Security codes gets added to the UI if the device supports certain classes - again, maybe the initialisation had an issue with this device.

Touche, somehow I thought it was 2-3 days ago. Which still isn’t anything to heckle at, sorry :wink:

Ok those sound like solid/logical explanations. I’ll see if I can get this removed again and do a secure inclusion properly. It does seem the security class wasn’t fully recognized as I had a question mark on the security section. Should have checked there. I just got excited since it seemed to show the correct name and such.

I just found something else that might be contributing to this with some permissions debacle in the Docker container. Seems they made some changes to the user it runs as. I’ll report back when I get some further testing.

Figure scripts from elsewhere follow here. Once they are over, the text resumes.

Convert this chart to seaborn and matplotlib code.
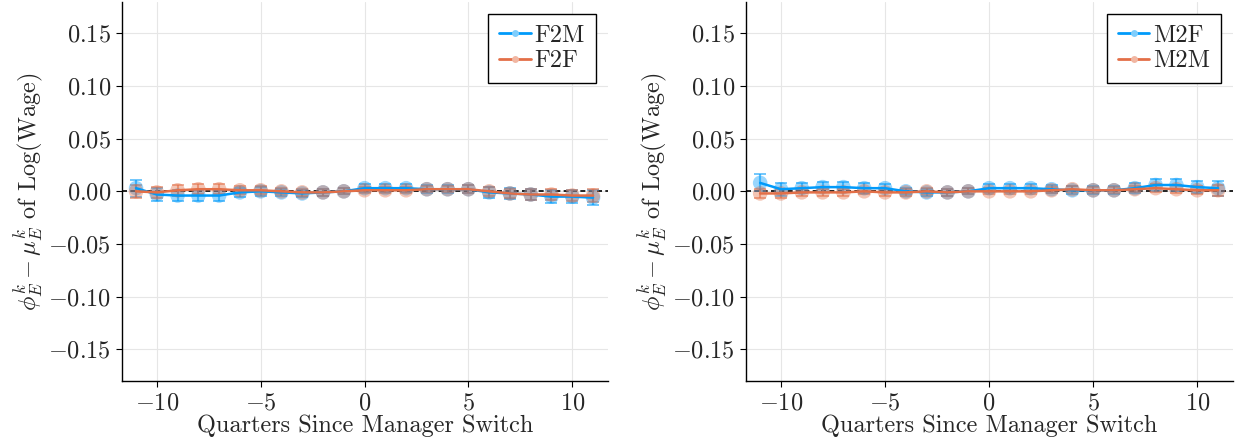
import numpy as np
import pandas as pd
import matplotlib
matplotlib.use("Agg")
import matplotlib.pyplot as plt
import seaborn as sns

quarters = list(range(-11, 12))

f2m = [0.003, -0.003, -0.004, -0.004, -0.004, -0.001, 0.000, -0.001, -0.002, -0.001, 0.000, 0.003,
       0.003, 0.003, 0.002, 0.002, 0.002, -0.001, -0.002, -0.003, -0.005, -0.005, -0.006]
f2m_err = [0.008, 0.006, 0.005, 0.005, 0.005, 0.004, 0.004, 0.003, 0.003, 0.003, 0.003, 0.004,
           0.004, 0.004, 0.004, 0.004, 0.004, 0.005, 0.005, 0.005, 0.006, 0.006, 0.007]
f2f = [0.000, -0.001, 0.001, 0.002, 0.002, 0.001, 0.001, 0.000, -0.001, -0.001, 0.000, 0.001,
       0.001, 0.001, 0.002, 0.002, 0.002, 0.000, -0.002, -0.003, -0.003, -0.004, -0.004]
f2f_err = [0.006, 0.005, 0.005, 0.005, 0.005, 0.004, 0.004, 0.003, 0.003, 0.003, 0.003, 0.003,
           0.003, 0.003, 0.003, 0.003, 0.004, 0.004, 0.004, 0.005, 0.005, 0.005, 0.006]

m2f = [0.008, 0.002, 0.003, 0.004, 0.004, 0.003, 0.003, 0.000, -0.001, -0.001, 0.000, 0.003,
       0.003, 0.003, 0.002, 0.001, 0.001, 0.001, 0.003, 0.006, 0.006, 0.004, 0.003]
m2f_err = [0.008, 0.006, 0.005, 0.005, 0.005, 0.005, 0.004, 0.003, 0.003, 0.003, 0.003, 0.004,
           0.004, 0.004, 0.004, 0.004, 0.004, 0.004, 0.005, 0.006, 0.006, 0.006, 0.007]
m2m = [-0.002, -0.002, -0.001, -0.001, -0.001, 0.000, -0.001, -0.001, 0.000, -0.001, 0.000, 0.000,
       0.000, 0.000, 0.001, 0.002, 0.001, 0.001, 0.002, 0.003, 0.002, 0.001, 0.001]
m2m_err = [0.004, 0.004, 0.003, 0.003, 0.003, 0.003, 0.003, 0.003, 0.003, 0.003, 0.003, 0.003,
           0.003, 0.003, 0.003, 0.003, 0.003, 0.003, 0.003, 0.004, 0.004, 0.004, 0.005]

yticks = [-0.15, -0.10, -0.05, 0.00, 0.05, 0.10, 0.15]
xticks = [-10, -5, 0, 5, 10]

BLUE = "#009AFA"
ORANGE = "#E36F47"
FS = 17.5

sns.set_theme(style="white")
plt.rcParams.update({
    "font.family": "serif",
    "font.serif": ["cmr10"],
    "mathtext.fontset": "cm",
    "axes.formatter.use_mathtext": True,
})

fig = plt.figure(figsize=(12.38, 4.46), dpi=100)
ax1 = fig.add_axes([0.0985, 0.146, 0.3926, 0.850])
ax2 = fig.add_axes([0.6026, 0.146, 0.3934, 0.850])

def panel(ax, s1, e1, n1, s2, e2, n2):
    df = pd.DataFrame({
        "q": quarters * 2,
        "v": s1 + s2,
        "e": e1 + e2,
        "g": [n1] * len(quarters) + [n2] * len(quarters),
    })
    ax.axhline(0, color="black", ls=(0, (3, 2)), lw=1.2, zorder=1)
    for name, col in [(n1, BLUE), (n2, ORANGE)]:
        d = df[df.g == name]
        ax.errorbar(d.q, d.v, yerr=d.e, fmt="none", ecolor=col, alpha=0.6,
                    elinewidth=1.5, capsize=4, capthick=1.3, zorder=2)
    sns.scatterplot(data=df, x="q", y="v", hue="g", palette=[BLUE, ORANGE],
                    s=110, alpha=0.4, edgecolor="none", legend=False, ax=ax, zorder=3)
    sns.lineplot(data=df, x="q", y="v", hue="g", palette=[BLUE, ORANGE],
                 lw=1.8, ax=ax, zorder=4, legend=False)
    handles = [plt.Line2D([], [], color=BLUE, lw=2, marker="o", ms=5,
                          markerfacecolor="#7fcdfc", markeredgecolor="none"),
               plt.Line2D([], [], color=ORANGE, lw=2, marker="o", ms=5,
                          markerfacecolor="#f1b7a3", markeredgecolor="none")]
    leg = ax.legend(handles, [n1, n2], loc="upper right", fontsize=FS, frameon=True,
                    fancybox=False, edgecolor="black", framealpha=1,
                    handlelength=1.3, handletextpad=0.15, borderpad=0.45,
                    labelspacing=0.12, borderaxespad=0.5)
    leg.get_frame().set_linewidth(1.0)
    ax.set_xlim(-11.68, 11.72)
    ax.set_ylim(-0.18, 0.18)
    ax.set_xticks(xticks)
    ax.set_yticks(yticks)
    ax.set_yticklabels([f"${t:.2f}$" for t in yticks])
    ax.set_xticklabels([f"${t}$" for t in xticks])
    ax.grid(True, color="#e6e6e6", lw=0.8)
    for s in ["top", "right"]:
        ax.spines[s].set_visible(False)
    for s in ["left", "bottom"]:
        ax.spines[s].set_color("black")
        ax.spines[s].set_linewidth(1.0)
    ax.tick_params(axis="both", labelsize=FS, direction="out", length=4,
                   width=0.8, color="black", left=True, bottom=True, pad=4)
    ax.set_xlabel("Quarters Since Manager Switch", fontsize=FS, labelpad=0)
    ax.set_ylabel(r"$\phi^k_E - \mu^k_E$ of Log(Wage)", fontsize=FS, labelpad=2)

panel(ax1, f2m, f2m_err, "F2M", f2f, f2f_err, "F2F")
panel(ax2, m2f, m2f_err, "M2F", m2m, m2m_err, "M2M")

fig.savefig("out.png", dpi=100)
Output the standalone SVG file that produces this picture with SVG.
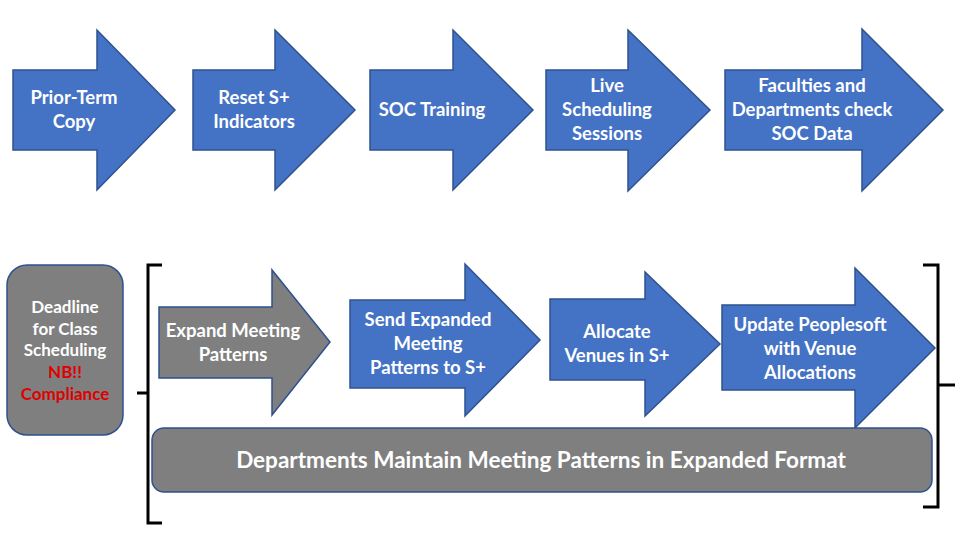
<svg xmlns="http://www.w3.org/2000/svg" width="960" height="540" viewBox="0 0 960 540">
<style>
.blue{fill:#4472C4;stroke:#2F528F;stroke-width:1.5}
.gray{fill:#7F7F7F;stroke:#2F528F;stroke-width:1.5}
.t{font-family:Lato,"Liberation Sans",sans-serif;font-weight:bold;font-size:18.5px;fill:#fff;text-anchor:middle}
.s{font-size:17px}
.red{fill:#E00000}
.br{fill:none;stroke:#000;stroke-width:3}
</style>
<rect width="960" height="540" fill="#fff"/>
<g id="n1"><polygon class="blue" points="13,70 97,70 97,30 175,110 97,190 97,150 13,150"/>
<text class="t"><tspan x="74" y="104">Prior-Term</tspan><tspan x="74" y="128">Copy</tspan></text></g>
<g id="n2"><polygon class="blue" points="193,70 275,70 275,30 355,110 275,190 275,150 193,150"/>
<text class="t"><tspan x="254" y="104">Reset S+</tspan><tspan x="254" y="128">Indicators</tspan></text></g>
<g id="n3"><polygon class="blue" points="370,70 453,70 453,30 533,110 453,190 453,150 370,150"/>
<text class="t"><tspan x="432" y="116">SOC Training</tspan></text></g>
<g id="n4"><polygon class="blue" points="546,70 628,70 628,30 710,110 628,191 628,150 546,150"/>
<text class="t"><tspan x="607" y="92">Live</tspan><tspan x="607" y="116">Scheduling</tspan><tspan x="607" y="140">Sessions</tspan></text></g>
<g id="n5"><polygon class="blue" points="725,70 862,70 862,29 943,110 862,191 862,150 725,150"/>
<text class="t"><tspan x="812" y="92">Faculties and</tspan><tspan x="812" y="116">Departments check</tspan><tspan x="812" y="140">SOC Data</tspan></text></g>
<g id="n6"><rect class="gray" x="7" y="265" width="116" height="170" rx="20"/>
<text class="t s"><tspan x="65" y="313">Deadline</tspan><tspan x="65" y="335">for Class</tspan><tspan x="65" y="356">Scheduling</tspan><tspan class="red" x="65" y="378">NB!!</tspan><tspan class="red" x="65" y="400">Compliance</tspan></text></g>
<g id="n7"><polygon class="gray" points="159,307 272,307 272,270 330,342 272,415 272,378 159,378"/>
<text class="t"><tspan x="233" y="337">Expand Meeting</tspan><tspan x="233" y="361">Patterns</tspan></text></g>
<g id="n8"><polygon class="blue" points="350,300 465,300 465,264 540,340 465,416 465,388 350,388"/>
<text class="t"><tspan x="428" y="326">Send Expanded</tspan><tspan x="428" y="350">Meeting</tspan><tspan x="428" y="374">Patterns to S+</tspan></text></g>
<g id="n9"><polygon class="blue" points="550,299 645,299 645,272 720,344 645,416 645,380 550,380"/>
<text class="t"><tspan x="617" y="338">Allocate</tspan><tspan x="617" y="362">Venues in S+</tspan></text></g>
<g id="n10"><polygon class="blue" points="722,305 855,305 855,268 935,348 855,428 855,390 722,390"/>
<text class="t"><tspan x="810" y="331">Update Peoplesoft</tspan><tspan x="810" y="355">with Venue</tspan><tspan x="810" y="379">Allocations</tspan></text></g>
<g id="n11"><rect class="gray" x="152" y="428" width="780" height="64" rx="12"/>
<text class="t" x="541" y="468" style="font-size:22.5px">Departments Maintain Meeting Patterns in Expanded Format</text></g>
<g id="connectors">
<path class="br" d="M162,265 H148 V523 H162 M148,393 H137"/>
<path class="br" d="M923,265 H938 V507 H923 M938,385 H955"/>
</g>
</svg>
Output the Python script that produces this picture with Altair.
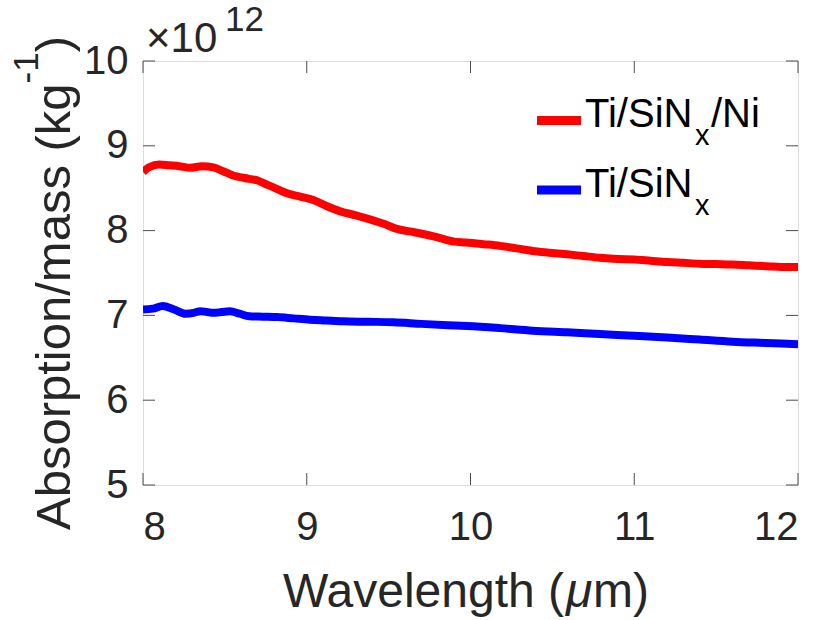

This directly indicates that the binding thinks there are no secure classes supported, and given that door lock, and the code classes are only permitted in secure mode, this probably explains it.

Ok ya now I’m going nuts. I tried a few more times to include/exclude. I’m now I’m piling up useless devices that won’t go away in OH either. :frowning:

So I’ll send you the logs from the failure to secure include. Is there anything that could stick out as a reason for the lack of secure include? I want to say form my rudimentary view of the logs, that the node isn’t responding or sending the ACK in time?

Also - I notice that my device is being picked up as a YRD220 vs the YRD240 that it is. Likely not much too different, but is it possible that due to some device differences this is my issue? Do I need to share an XML to get it in the DB before it will recognize properly?

Send over the log and I’ll take a look. I doubt the device type matters - all the initialisation of security is done before the device type is known.